▶ _EXERCISE PROMPT_
Copy out all the records, word for word.
++++++++++
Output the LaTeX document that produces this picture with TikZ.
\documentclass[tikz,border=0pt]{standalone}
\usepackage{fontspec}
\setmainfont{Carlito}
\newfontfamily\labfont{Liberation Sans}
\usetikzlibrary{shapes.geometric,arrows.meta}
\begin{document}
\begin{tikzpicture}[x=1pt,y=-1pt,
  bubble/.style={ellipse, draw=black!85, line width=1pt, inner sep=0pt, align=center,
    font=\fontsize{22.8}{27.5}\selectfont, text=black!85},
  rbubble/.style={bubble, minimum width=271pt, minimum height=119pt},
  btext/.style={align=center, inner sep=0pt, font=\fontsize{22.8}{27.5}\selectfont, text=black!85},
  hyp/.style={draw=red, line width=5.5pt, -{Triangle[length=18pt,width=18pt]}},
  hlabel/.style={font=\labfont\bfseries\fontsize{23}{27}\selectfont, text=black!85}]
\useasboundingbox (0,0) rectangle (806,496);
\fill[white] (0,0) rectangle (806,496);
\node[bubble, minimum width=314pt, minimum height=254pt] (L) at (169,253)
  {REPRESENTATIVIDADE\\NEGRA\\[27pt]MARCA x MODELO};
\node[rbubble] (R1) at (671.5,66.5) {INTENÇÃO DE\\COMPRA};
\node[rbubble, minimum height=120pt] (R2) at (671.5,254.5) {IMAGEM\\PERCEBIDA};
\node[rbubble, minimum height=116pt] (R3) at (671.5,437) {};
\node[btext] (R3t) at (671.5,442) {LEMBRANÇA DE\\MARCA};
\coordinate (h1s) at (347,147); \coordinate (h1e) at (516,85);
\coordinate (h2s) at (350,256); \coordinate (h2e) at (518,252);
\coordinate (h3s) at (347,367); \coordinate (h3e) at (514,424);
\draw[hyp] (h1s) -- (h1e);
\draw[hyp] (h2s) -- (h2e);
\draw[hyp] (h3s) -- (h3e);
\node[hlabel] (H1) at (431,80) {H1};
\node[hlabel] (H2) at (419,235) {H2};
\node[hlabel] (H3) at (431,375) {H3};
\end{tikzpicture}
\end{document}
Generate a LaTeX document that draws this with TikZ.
++++++++++
▶ _FINAL RESULT_
Output the LaTeX document that produces this picture with TikZ.
\documentclass[tikz,border=0pt]{standalone}
\usepackage{fontspec}
\setmainfont{Carlito}
\newfontfamily\labfont{Liberation Sans}
\usetikzlibrary{shapes.geometric,arrows.meta}
\begin{document}
\begin{tikzpicture}[x=1pt,y=-1pt,
  bubble/.style={ellipse, draw=black!85, line width=1pt, inner sep=0pt, align=center,
    font=\fontsize{22.8}{27.5}\selectfont, text=black!85},
  rbubble/.style={bubble, minimum width=271pt, minimum height=119pt},
  btext/.style={align=center, inner sep=0pt, font=\fontsize{22.8}{27.5}\selectfont, text=black!85},
  hyp/.style={draw=red, line width=5.5pt, -{Triangle[length=18pt,width=18pt]}},
  hlabel/.style={font=\labfont\bfseries\fontsize{23}{27}\selectfont, text=black!85}]
\useasboundingbox (0,0) rectangle (806,496);
\fill[white] (0,0) rectangle (806,496);
\node[bubble, minimum width=314pt, minimum height=254pt] (L) at (169,253)
  {REPRESENTATIVIDADE\\NEGRA\\[27pt]MARCA x MODELO};
\node[rbubble] (R1) at (671.5,66.5) {INTENÇÃO DE\\COMPRA};
\node[rbubble, minimum height=120pt] (R2) at (671.5,254.5) {IMAGEM\\PERCEBIDA};
\node[rbubble, minimum height=116pt] (R3) at (671.5,437) {};
\node[btext] (R3t) at (671.5,442) {LEMBRANÇA DE\\MARCA};
\coordinate (h1s) at (347,147); \coordinate (h1e) at (516,85);
\coordinate (h2s) at (350,256); \coordinate (h2e) at (518,252);
\coordinate (h3s) at (347,367); \coordinate (h3e) at (514,424);
\draw[hyp] (h1s) -- (h1e);
\draw[hyp] (h2s) -- (h2e);
\draw[hyp] (h3s) -- (h3e);
\node[hlabel] (H1) at (431,80) {H1};
\node[hlabel] (H2) at (419,235) {H2};
\node[hlabel] (H3) at (431,375) {H3};
\end{tikzpicture}
\end{document}
Generate a LaTeX document that draws this with TikZ.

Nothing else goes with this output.